Netflix chief content officer Ted Sarandos spoke out in support of the FCC’s network neutrality policy Wednesday as speculation swirls that the policy could be repealed during the presidency of Donald Trump.

“This is an unpredictable new administration, for sure,” said Sarandos at the Hollywood Chamber of Commerce’s state of the entertainment industry conference in Los Angeles. “The decision to preserve net neutrality that President Obama came to was based on the public good. It’s politically popular. It serves the public good.”

Sarandos’ comments follow weeks of speculation that the Trump administration could engineer a reversal of the FCC’s policy on network neutrality, which prevents Internet service providers like Comcast from favoring or impeding the streams that flow through its distribution pipes from content providers like Netflix.

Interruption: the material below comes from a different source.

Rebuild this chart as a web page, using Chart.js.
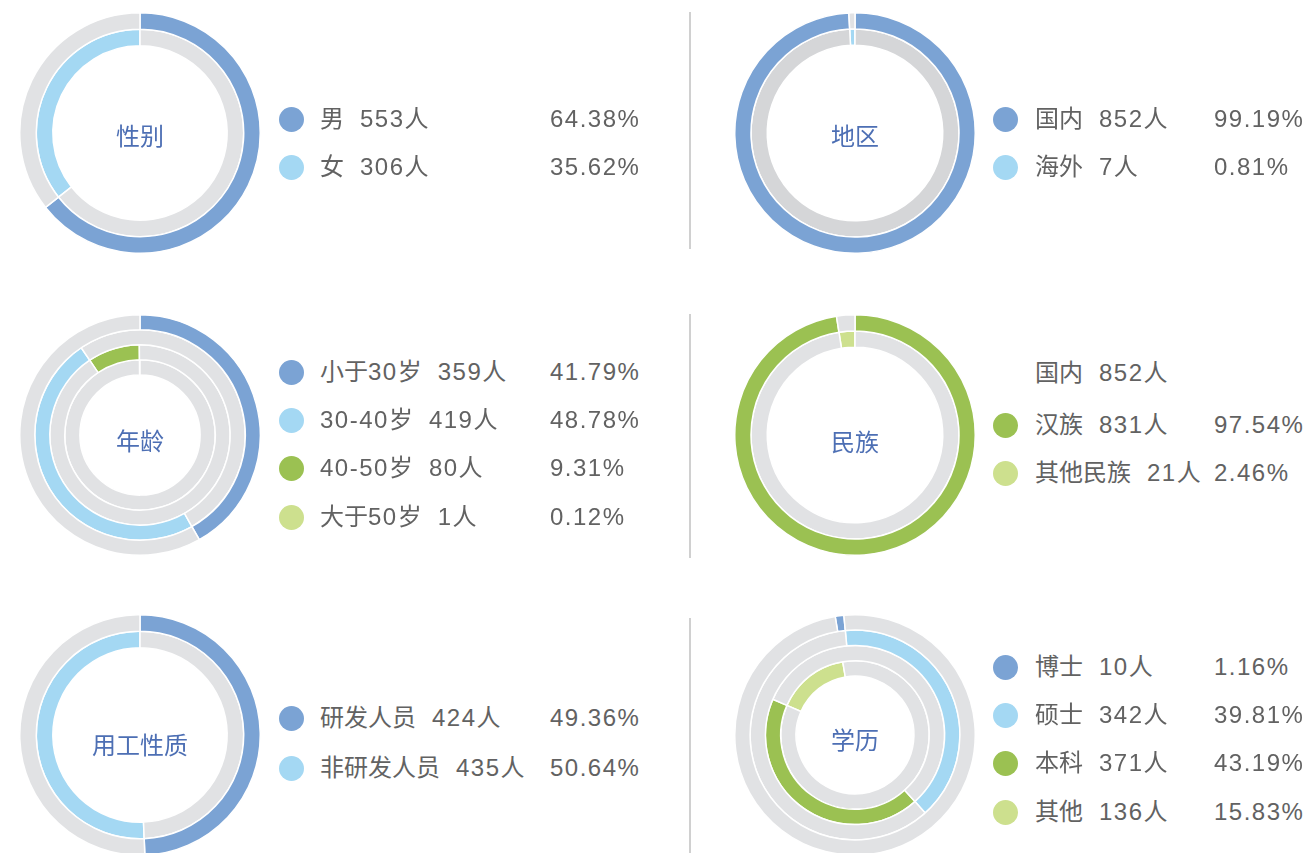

Sarandos also questioned the motives of future FCC commissioners. “Some of the people that are being batted around for FCC — people are concerned that they have personal interest in not having net neutrality,” he said. “It’s a really inefficient way to advance your personal initiatives to get into government. You can be much more effective outside.”

Sarandos didn’t specify which potential appointees he was referring to but he was alluding to economists Jeff Eisenach and Mark Jamison, who Trump recently tapped to review FCC policies as part of the president-elect’s transition team. Both men, who have worked as consultants to Verizon and Sprint, respectively, have publicly opposed network neutrality and are reportedly  to be under consideration for FCC commissioners under a Trump administration. Trump hasn’t spoken out recently against network neutrality, though he tweeted criticism of President Obama over it years ago.

Netflix is among several tech giants that have been vocal proponents of network neutrality in the past in order to prevent ISPs from either degrading the company’s streams or giving preferential treatment to other streaming services. CEO Reed Hastings has taken on ISPs like AT&T and Comcast, to which Netflix could find itself shouldering increased payments known as interconnection fees if network neutrality is repealed.

While other analysts have suggested there is some upside for Netflix in such a scenario, such as reduced competition from other content providers, fears on Wall Street of a negative impact sent the Los Gatos, Calif.,-based company’s stock down in the weeks after the election, while share prices for cable ISPs rose.

Earlier this year, a federal appeals court upheld the rules pushed through by current FCC commissioner Tom Wheeler classifying broadband providers as common carriers under Title II of the Communications Act. But Wheeler may not stick around during the Trump administration, which could reclassify ISPs under Title I or make other moves that would essentially neuter net neutrality.

Who will be joining the FCC next year is unclear until Wheeler discloses his plans, which is factoring into delays in the confirmation of another FCC commissioner, Jessica Rosenworcel.

Sarandos made his comments in a keynote interview with Variety co-editor-in-chief Andrew Wallenstein at the conference, where Sarandos was presented with the Chamber of Commerce’s “Commitment to California” award.

The executive also talked about Netflix’s strategy as a studio, given its planned expansion to 1,000 hours of programming for 2017, as compared to its competition. He emphasized that the studio won’t be creating series for any other outlet.

“We’re not going to build out the Netflix studio to make content for other people,” he said. “We’re going to build it as an internal efficiency in how to make the best shows for Netflix for our subscribers around the world.”

Sarandos argued that the usual practice of studios creating series for others was an inherent conflict. “We’re not looking not to make shows we don’t own,” he said, “[But] we want to buy the content that is the best storytelling.” One example of that is the recent series “Gilmore Girls,” which is owned by Warner Bros. TV.

At the event, Sarandos was presented with the award by Drew Barrymore, star of Netflix’s upcoming series “The Santa Clarita Diet,” for its upcoming move to expansive new office space in Hollywood in January. “We’re not just going to live and work here. We’re going to shoot here,” said Sarandos.

He reported the streaming service has filmed 10 features and 16 scripted series in California this year. “Beyond tax credits, the reason we like to do it is the magic,” he said. “The notion that when you call out for talent, most of the people that are going to be ready with a great experience, you’re much assured of that in Hollywood.”

Barrymore praised Netflix for offering her the opportunity to film in her home state. “It was the best writing I’d seen in so long, and you brought me back to California,” she said of the series. “And you built your studios here!”